Com críticas à “mídia opressiva” e aos horrores do sistema penitenciário, Gilmar Mendes justificou sua nova opinião. Há dois anos, tinha sido contra um entendimento absoluto do princípio da presunção de inocência. Mas agora verifica que a decisão, que simplesmente admitia possibilidade teórica, transformou-se numa espécie de ordem automática, a de prender sempre.

Estaríamos abrindo caminho para o poder abusivo de um “estamento” (o dos delegados, promotores e juízes) para prender indiscriminadamente, conforme o apelo “das ruas”. Preferível esperar, ao menos, o STJ —não só a segunda instância. 

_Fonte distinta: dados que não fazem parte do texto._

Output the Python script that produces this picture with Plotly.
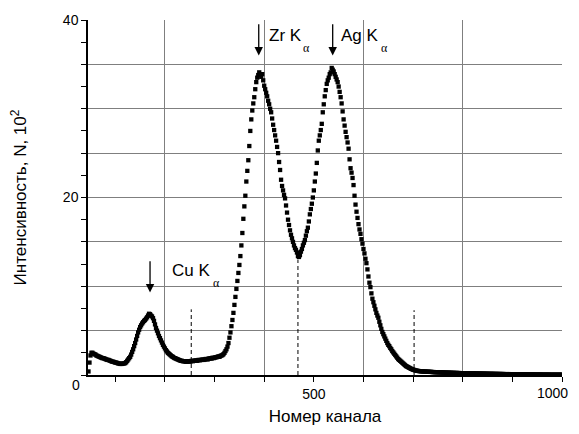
import plotly.graph_objects as go

# ---------------- data ----------------
CHANNEL_START = 46
CHANNEL_STEP = 2
# counts (x 10^2) for channels 46, 48, 50, ... 1000
COUNTS = [
    0.4, 1.4, 2.2, 2.5, 2.5, 2.4, 2.35, 2.3, 2.2, 2.15,
    2.1, 2.05, 2.0, 1.95, 1.9, 1.9, 1.85, 1.8, 1.75, 1.7,
    1.7, 1.65, 1.6, 1.55, 1.5, 1.5, 1.45, 1.4, 1.4, 1.35,
    1.3, 1.3, 1.25, 1.25, 1.25, 1.3, 1.3, 1.35, 1.45, 1.6,
    1.75, 1.9, 2.05, 2.3, 2.6, 2.9, 3.25, 3.6, 4.0, 4.4,
    4.8, 5.1, 5.4, 5.6, 5.8, 5.95, 6.1, 6.2, 6.35, 6.5,
    6.7, 6.9, 6.85, 6.7, 6.6, 6.4, 6.1, 5.7, 5.3, 5.0,
    4.7, 4.4, 4.15, 3.9, 3.65, 3.4, 3.2, 3.0, 2.8, 2.65,
    2.5, 2.4, 2.3, 2.2, 2.1, 2.05, 1.95, 1.9, 1.85, 1.8,
    1.75, 1.7, 1.65, 1.6, 1.6, 1.55, 1.55, 1.55, 1.5, 1.5,
    1.55, 1.55, 1.5, 1.55, 1.6, 1.55, 1.6, 1.6, 1.65, 1.6,
    1.65, 1.7, 1.65, 1.7, 1.7, 1.75, 1.7, 1.75, 1.8, 1.8,
    1.75, 1.85, 1.85, 1.9, 1.85, 1.95, 1.9, 1.95, 2.0, 2.0,
    2.05, 2.1, 2.05, 2.15, 2.2, 2.25, 2.35, 2.5, 2.7, 2.9,
    3.2, 3.6, 4.2, 4.8, 5.5, 6.2, 7.0, 7.9, 8.8, 9.7,
    10.6, 11.5, 12.4, 13.4, 14.6, 16.0, 17.6, 19.0, 20.2, 21.8,
    23.0, 24.2, 25.8, 27.5, 28.8, 29.8, 30.6, 31.3, 32.2, 33.0,
    33.5, 33.8, 34.1, 33.9, 33.6, 33.9, 33.2, 32.6, 32.2, 31.8,
    31.4, 30.9, 30.5, 30.0, 29.6, 28.9, 28.2, 27.6, 27.0, 26.4,
    25.7, 25.0, 24.0, 23.1, 22.0, 21.3, 20.8, 20.3, 19.9, 19.1,
    18.3, 17.5, 16.9, 16.3, 15.8, 15.4, 15.0, 14.6, 14.3, 14.1,
    13.8, 13.4, 13.3, 13.5, 13.9, 14.2, 14.6, 14.9, 15.2, 15.7,
    16.2, 16.6, 17.3, 18.1, 18.7, 19.3, 20.0, 20.8, 21.8, 22.7,
    23.9, 25.3, 26.4, 27.0, 27.6, 28.3, 29.6, 30.5, 31.4, 32.1,
    32.8, 33.2, 33.5, 33.9, 34.1, 34.6, 34.4, 34.2, 33.9, 33.6,
    33.3, 33.0, 32.5, 31.9, 31.3, 30.6, 29.7, 28.8, 28.1, 27.4,
    26.8, 26.2, 25.5, 24.3, 23.3, 22.8, 22.2, 21.4, 20.2, 19.2,
    18.4, 17.7, 17.0, 16.4, 15.9, 15.3, 14.8, 14.2, 13.7, 13.1,
    12.6, 11.9, 11.1, 10.4, 9.9, 9.2, 8.6, 8.2, 7.8, 7.4,
    7.0, 6.7, 6.45, 6.0, 5.6, 5.2, 4.85, 4.6, 4.35, 4.1,
    3.85, 3.6, 3.4, 3.25, 3.05, 2.9, 2.7, 2.55, 2.4, 2.25,
    2.1, 1.95, 1.8, 1.7, 1.6, 1.5, 1.4, 1.3, 1.2, 1.1,
    1.0, 0.95, 0.88, 0.82, 0.76, 0.7, 0.65, 0.6, 0.57, 0.53,
    0.5, 0.48, 0.46, 0.44, 0.43, 0.42, 0.41, 0.4, 0.39, 0.39,
    0.38, 0.37, 0.37, 0.36, 0.35, 0.35, 0.34, 0.33, 0.33, 0.32,
    0.32, 0.31, 0.31, 0.3, 0.3, 0.29, 0.29, 0.28, 0.28, 0.27,
    0.27, 0.26, 0.26, 0.26, 0.25, 0.25, 0.24, 0.24, 0.24, 0.23,
    0.23, 0.23, 0.22, 0.22, 0.22, 0.21, 0.21, 0.21, 0.2, 0.2,
    0.2, 0.19, 0.19, 0.19, 0.18, 0.18, 0.18, 0.18, 0.17, 0.17,
    0.17, 0.17, 0.16, 0.16, 0.16, 0.16, 0.15, 0.15, 0.15, 0.15,
    0.14, 0.14, 0.14, 0.14, 0.13, 0.13, 0.13, 0.13, 0.13, 0.12,
    0.12, 0.12, 0.12, 0.12, 0.11, 0.11, 0.11, 0.11, 0.11, 0.1,
    0.1, 0.1, 0.1, 0.1, 0.1, 0.09, 0.09, 0.09, 0.09, 0.09,
    0.09, 0.08, 0.08, 0.08, 0.08, 0.08, 0.08, 0.07, 0.07, 0.07,
    0.07, 0.07, 0.07, 0.06, 0.06, 0.06, 0.06, 0.06, 0.06, 0.06,
    0.05, 0.05, 0.05, 0.05, 0.05, 0.05, 0.05, 0.04, 0.04, 0.04,
    0.04, 0.04, 0.04, 0.04, 0.04, 0.03, 0.03, 0.03, 0.03, 0.03,
    0.03, 0.03, 0.03, 0.03, 0.03, 0.03, 0.03, 0.03,
]
CHANNELS = [CHANNEL_START + CHANNEL_STEP * i for i in range(len(COUNTS))]

# dashed boundary markers (channel, height)
BOUND_CHANNELS = [253, 468, 702]
BOUND_HEIGHTS = [7.4, 13.0, 7.3]

# peak labels
PEAK_NAMES = ["Cu K", "Zr K", "Ag K"]
PEAK_CHANNELS = [170, 389, 538]
ARROW_TOP = [13.0, 39.7, 39.7]
ARROW_TIP = [9.3, 36.0, 36.0]
LABEL_CHANNELS = [210, 405, 551]
LABEL_HEIGHTS = [11.8, 38.3, 38.3]
ALPHA_CHANNELS = [293, 475, 632]
ALPHA_HEIGHTS = [10.4, 36.8, 36.9]

X_TICKS = [100, 200, 300, 400, 500, 600, 700, 800, 900, 1000]
X_TICKTEXT = ["", "", "", "", "500", "", "", "", "", ""]
X_END_LABEL = "1000"
X_GRID = [200, 400, 600, 800, 1000]
Y_TICKS = [0, 2.5, 5, 7.5, 10, 12.5, 15, 17.5, 20, 22.5, 25, 27.5, 30, 32.5, 35, 37.5, 40]
Y_TICKTEXT = ["" if v not in (20, 40) else str(v) for v in Y_TICKS]
Y_GRID = [5, 10, 15, 20, 25, 30, 35, 40]

FONT = "Liberation Sans, Arial, sans-serif"
SERIF = "Liberation Serif, Times New Roman, serif"

fig = go.Figure()

fig.add_trace(go.Scatter(
    x=CHANNELS, y=COUNTS, mode="markers",
    marker=dict(symbol="square", size=4.3, color="black", line=dict(width=0)),
    showlegend=False, hoverinfo="x+y",
))

for bx, bh in zip(BOUND_CHANNELS, BOUND_HEIGHTS):
    fig.add_trace(go.Scatter(
        x=[bx, bx], y=[0, bh], mode="lines",
        line=dict(color="black", width=1, dash="4px,3px"),
        showlegend=False, hoverinfo="skip",
    ))

annotations = []
for name, pc, at, tip, lc, lh, ac, ah in zip(PEAK_NAMES, PEAK_CHANNELS, ARROW_TOP, ARROW_TIP,
                                              LABEL_CHANNELS, LABEL_HEIGHTS,
                                              ALPHA_CHANNELS, ALPHA_HEIGHTS):
    annotations.append(dict(
        x=pc, y=tip, ax=pc, ay=at, xref="x", yref="y", axref="x", ayref="y",
        text="", showarrow=True, arrowhead=2, arrowsize=1.3, arrowwidth=1.3,
        arrowcolor="black",
    ))
    annotations.append(dict(
        x=lc, y=lh, xref="x", yref="y", text=name, showarrow=False,
        xanchor="left", yanchor="middle", font=dict(family=FONT, size=17, color="black"),
    ))
    annotations.append(dict(
        x=ac, y=ah, xref="x", yref="y", text="α", showarrow=False,
        xanchor="left", yanchor="middle", font=dict(family=SERIF, size=12, color="black"),
    ))

# origin label
annotations.append(dict(
    x=-0.012, y=-0.028, xref="paper", yref="paper", text="0", showarrow=False,
    xanchor="right", yanchor="middle", font=dict(family=FONT, size=14, color="black"),
))
# end label of the x axis, kept inside the visible window
annotations.append(dict(
    x=1.0169, y=-0.052, xref="paper", yref="paper", text=X_END_LABEL, showarrow=False,
    xanchor="right", yanchor="middle", font=dict(family=FONT, size=14, color="black"),
))

# the page body adds an 8px margin round the figure; keep the page within the window
fig.update_layout(
    width=571, height=418,
    margin=dict(l=80, r=17, t=12, b=51),
    paper_bgcolor="white", plot_bgcolor="white",
    font=dict(family=FONT, size=14, color="black"),
    annotations=annotations,
    xaxis=dict(
        range=[45, 1000], tickmode="array", tickvals=X_TICKS, ticktext=X_TICKTEXT,
        ticks="outside", ticklen=5, tickwidth=1, tickcolor="black",
        showgrid=False, zeroline=False, automargin=False,
        showline=True, linecolor="black", linewidth=1.5,
        minor=dict(tickmode="array", tickvals=X_GRID, ticks="", showgrid=True,
                   gridcolor="#7f7f7f", gridwidth=1),
        title=dict(text="Номер канала", font=dict(family=FONT, size=17), standoff=13),
        tickfont=dict(family=FONT, size=14),
    ),
    yaxis=dict(
        range=[0, 40], tickmode="array", tickvals=Y_TICKS, ticktext=Y_TICKTEXT,
        ticks="outside", ticklen=5, tickwidth=1, tickcolor="black",
        showgrid=False, zeroline=False, automargin=False,
        showline=True, linecolor="black", linewidth=1.5,
        minor=dict(tickmode="array", tickvals=Y_GRID, ticks="", showgrid=True,
                   gridcolor="#7f7f7f", gridwidth=1),
        title=dict(text="Интенсивность, N, 10<sup>2</sup>", font=dict(family=FONT, size=17),
                   standoff=32),
        tickfont=dict(family=FONT, size=14),
    ),
)

fig.write_html("out.html")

Em casos de grande ameaça à segurança pública, juízes decidem pela prisão preventiva. Não era o caso. Habeas corpus concedido.

Sim, o sistema prisional é hediondo, concordaram Alexandre de Moraes e Luís Roberto Barroso. Mas essa situação continua, qualquer que seja o entendimento sobre presunção de inocência. Após 2009, como após 2016, mudou a interpretação do STF sobre o assunto, mas a situação carcerária se manteve.
O que mudou, disseram Moraes e Barroso, foi a eficiência do combate à corrupção. É isso o que se quer interromper? Voltar a um país de “ricos delinquentes”? 

Não falem dos pobres para defender isso, disse Barroso. Os pobres, os “meninos da maconha”, são presos em flagrante, abusivamente. O entendimento de que não se pode prender nem após condenação em segundo grau beneficia os ricos. 

Após muitas palavras fortes, entrou na discussão constitucional. Uma coisa é considerar alguém culpado. Para isso, todos recursos precisam ser esgotados: é o que diz o item 57 do artigo 5 da Constituição. 
Outra coisa é a ordem de prisão, regulamentada no item 61 do mesmo artigo: “Ninguém será preso senão em flagrante delito ou por ordem escrita e fundamentada de autoridade judiciária competente”. 

Fora a questão constitucional, o HC não tinha como ser concedido. Até aí, sem surpresas. Gilmar mudava seu enfoque, mas Fachin, Barroso e Moraes mantinham o entendimento contrário ao HC de Lula. 
A expectativa era em torno do que decidiria Rosa Weber. Tinha sido contrária à questão de fundo, em 2016: a prisão após segunda instância confronta o princípio da presunção de inocência.

Mas isso não está em pauta agora, disse. Trata-se só de julgar o HC de Lula. Seguiu, então, o voto de Fachin. A decisão do STJ não tinha como ser considerada ilegal, abusiva ou monstruosa, se fundamentada no entendimento da maioria do STF.

Rosa já tinha negado muitos habeas corpus semelhantes, em obediência ao princípio da colegialidade: seguiu a decisão de 2016, e continuaria seguindo agora. A maioria contra Lula estava configurada.
Marco Aurélio reagiu: vence a estratégia! Crítica à presidente do STF. Carmen Lúcia decidira não colocar em pauta a questão de fundo, examinando antes o habeas corpus. 

Se fosse o inverso, Rosa teria provavelmente apoiado Gilmar e Marco. A decisão de 2016 teria sido revertida, e Lula ganharia o HC... 

Diante do paradoxo, resta para os advogados uma esperança: a de que a decisão de 2016 volte à pauta; nessa hora, o voto de Rosa Weber pode ir para o outro lado.